Her büyü bozulur, bilirsiniz. İçinde fazla insan geçmeye başladı mı, her öykü çürür. Her temas yavaş yavaş bir laneti tamamlar; toplum ve bürokrasi er geç her yere elini atar. Vatanen ve yaban tavşanı bir masalın eteklerine varır; insanların yaşamı ve zorbalığı yine yüzünü göstermeye başlamıştır.

“Bu vahşi kovalamaca sona ermeliydi, ama nasıl? Böyle adamlar nasıl oluyor da var oluyordu? Böylesi bir patırtının nesi eğlenceliydi? İnsanlar nasıl bu kadar alçalabiliyorlardı?”

Vatanen onlarca suçlamayla karşı karşıya. Vatanen bürokrasinin pençesinde. Vatanen çürük dişlerine takılmış hukukun. Vatanen tutuklu. Tavşanı da. Niye?

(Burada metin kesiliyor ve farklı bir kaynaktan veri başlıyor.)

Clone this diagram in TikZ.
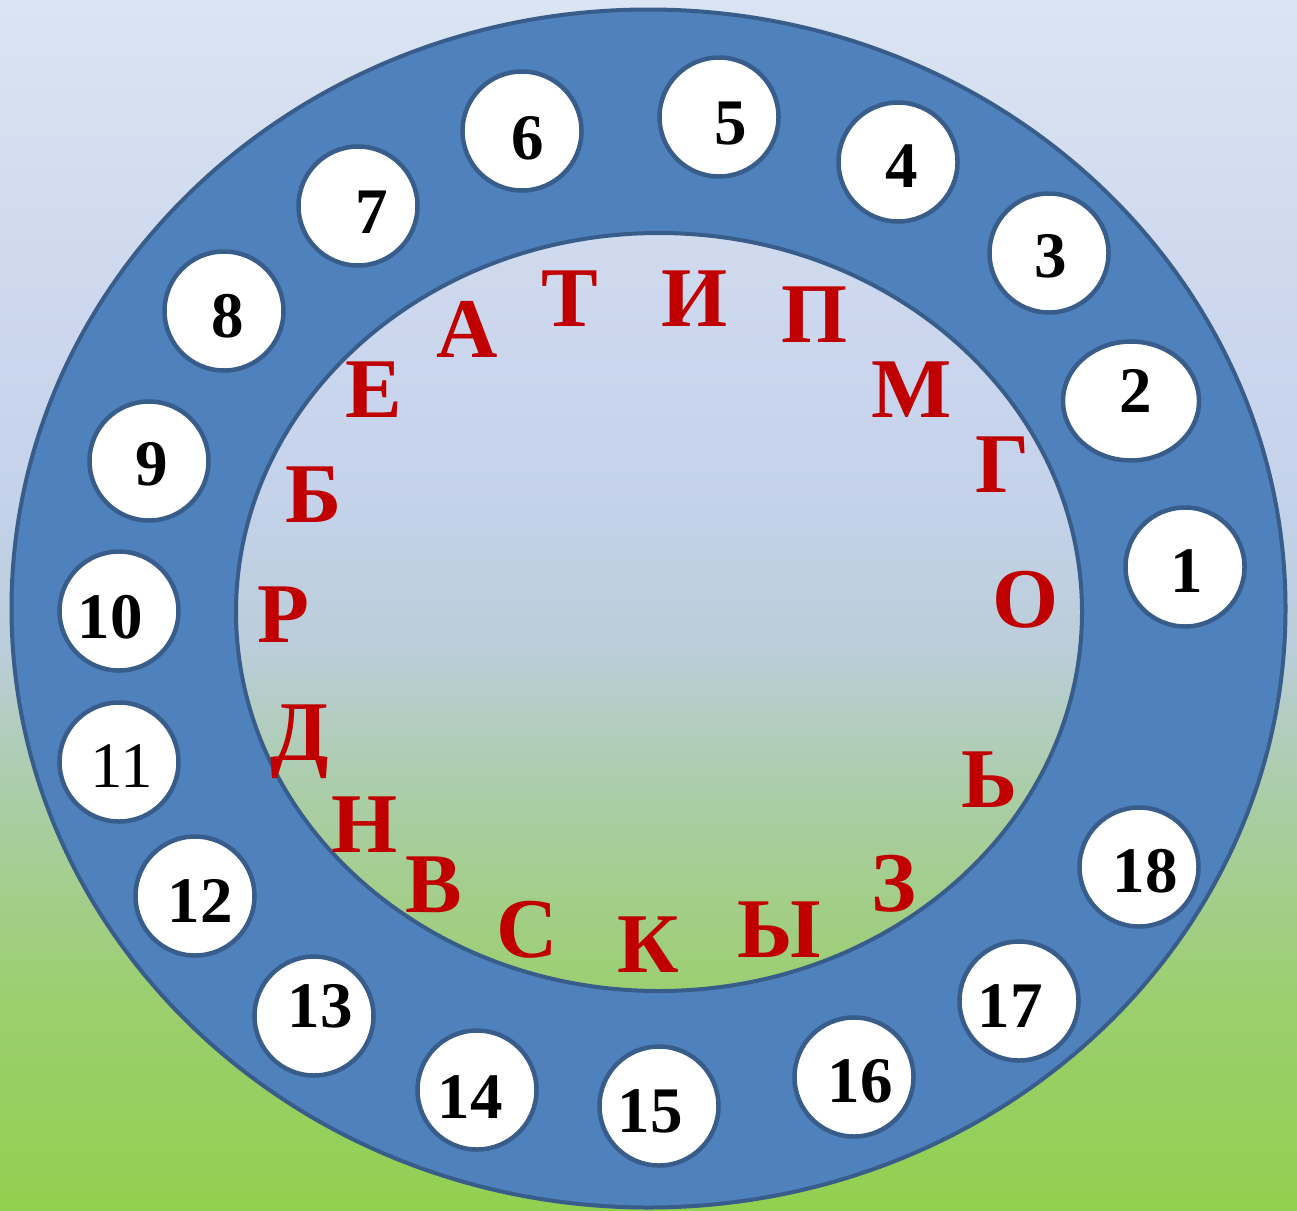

Çünkü sistem, “Hayır,” demenin bedelini ödetir.

Ama tavşanın – ve elbette Vatanen’in – hafife alınmaması gerektiğini de biliyoruz. Öyle değil mi?

***

Vatanen ve tavşanıyla karşılaşıyorum arada sırada. Sokakta yaşayan, delik deşik battaniyesini köpek dostuyla paylaşan adamın yalnızlığında. Cebindeki son parayla sokakta bulduğu kediyi tedavi ettiren dostumun mutluluğunda. Sarışın’ın öldüğünü öğrenince sokak ortasında hıçkıra hıçkıra ağlayan komşumun gözyaşlarında…

Hayır demeyi bilen insanların gözlerindeki kararlılıkta…

Kim bilir, belki tavşan yılı bitmedi daha?